Der seit längerem von den USA niederschwellig geführte Krieg in Jemen eskaliert


So wie die Bundesrepublik Deutschland an einer Reihe von Brennpunkten der Welt militärisch zugegen ist, dürfte sie auch am vermutlich unmittelbar bevorstehenden asymetrischen Krieg der USA und ihrer Verbündeten gegen die angestammte Bevölkerung Nordjemens sowie deren Gäste bzw. gegen eingewanderte Mitglieder der Organisation al-Qaida beteiligt werden. Aufgrund der Mandatsverlängerung für die Bundeswehr an der "Operation Enduring Freedom" (OEF) für das Horn von Afrika im Dezember 2009 durch den Bundestag bleiben die deutschen Seestreitkräfte im Golf von Aden, Arabischen Meer und in der Straße von Hormuz präsent. Ob die Bundesmarine Begleitschutz für die zivile Schiffahrt wie beispielsweise Seetransporte des Welternährungsprogramms leistet oder ob sie auch an rein militärischen Konvois teilnimmt, wird sich herausstellen, sollten die USA ihre sporadischen Raketenangriffe auf die Einwohner Nordjemens ausdehnen und einen systematischen Krieg beginnen. Der droht unmittelbar, es werden bereits Ziele ausgesucht. In Washington wird unverhohlen über die Eröffnung einer dritten Front (nach Irak und Afghanistan) im globalen Krieg gegen Terror gesprochen.
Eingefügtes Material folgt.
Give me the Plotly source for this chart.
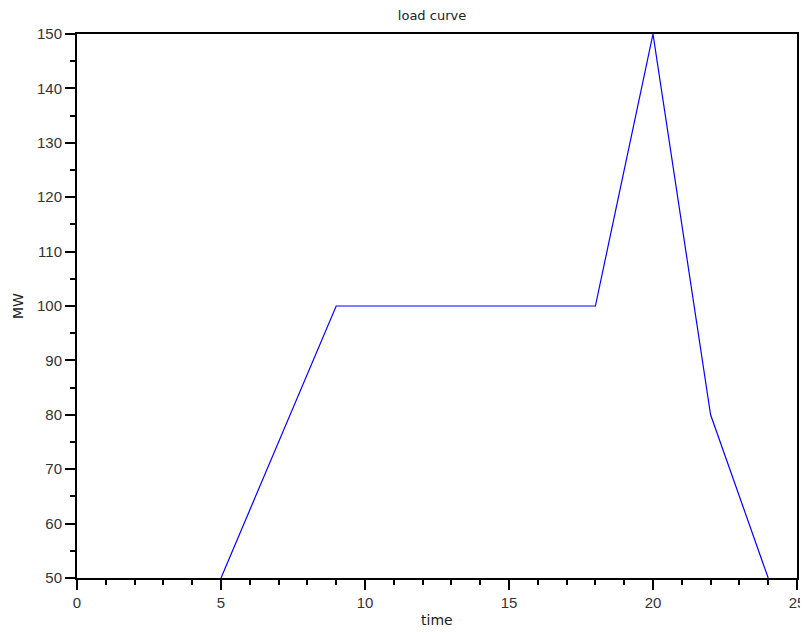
import plotly.graph_objects as go

time = [5, 9, 18, 20, 22, 24]
mw = [50, 100, 100, 150, 80, 50]
x_ticks = [0, 5, 10, 15, 20, 25]
y_ticks = [50, 60, 70, 80, 90, 100, 110, 120, 130, 140, 150]

fig = go.Figure()
fig.add_trace(go.Scatter(x=time, y=mw, mode="lines",
                         line=dict(color="#0000ff", width=1.2),
                         showlegend=False))

axis_common = dict(showgrid=False, zeroline=False, showline=True, linecolor="black",
                   linewidth=2, mirror=True, ticks="outside", ticklen=10, tickwidth=2,
                   tickcolor="black", automargin=False,
                   tickfont=dict(family="Liberation Sans", size=15, color="#333333"))

fig.update_xaxes(range=[0, 25], tickvals=x_ticks, ticktext=[str(v) for v in x_ticks],
                 minor=dict(dtick=1, ticks="outside", ticklen=5, tickwidth=2, tickcolor="black"),
                 **axis_common)
fig.update_yaxes(range=[50, 150], tickvals=y_ticks, ticktext=[str(v) for v in y_ticks],
                 minor=dict(dtick=5, ticks="outside", ticklen=5, tickwidth=2, tickcolor="black"),
                 **axis_common)

fig.add_annotation(text="time", xref="paper", yref="paper", x=0.5, y=0,
                   xanchor="center", yanchor="middle", yshift=-42, showarrow=False,
                   font=dict(family="DejaVu Sans", size=14, color="#222"))
fig.add_annotation(text="MW", xref="paper", yref="paper", x=0, y=0.5,
                   xanchor="center", yanchor="middle", xshift=-59, textangle=-90,
                   showarrow=False,
                   font=dict(family="DejaVu Sans", size=14, color="#222"))

fig.update_layout(
    width=800, height=624,
    margin=dict(l=69, r=11, t=26, b=54),
    plot_bgcolor="white", paper_bgcolor="white",
    title=dict(text="load curve", x=0.53, xanchor="center", y=0.988, yanchor="middle",
               font=dict(family="DejaVu Sans", size=13, color="#222")),
)

fig.write_html("out.html")
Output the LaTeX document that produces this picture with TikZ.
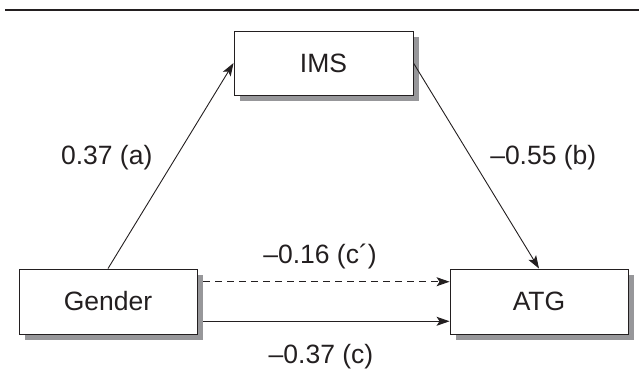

Am Samstag übergab US-General David Petraeus, Oberkommandierender für Nahost und Zentralasien (USCENTCOM), dem jemenitischen Langzeitpräsidenten Ali Abdallah Saleh eine Botschaft von dessen Amtskollegen Barack Obama, in der dieser die Unterstützung der Vereinigten Staaten im Kampf gegen Terrorismus und Piraterie zusichert. Einen Tag darauf haben die USA und Großbritannien ihre Botschaften in der Hauptstadt Sanaa aus Sicherheitsgründen geschlossen. [1] Alle US-Bürger in dem arabischen Land wurden angewiesen, auf ihre Sicherheit zu achten, da Vergeltungsanschläge der al-Qaida befürchtet werden. Einheimische Botschaftsmitglieder wurden aufgefordert, zu Hause zu bleiben und auf weitere Anweisungen zu warten.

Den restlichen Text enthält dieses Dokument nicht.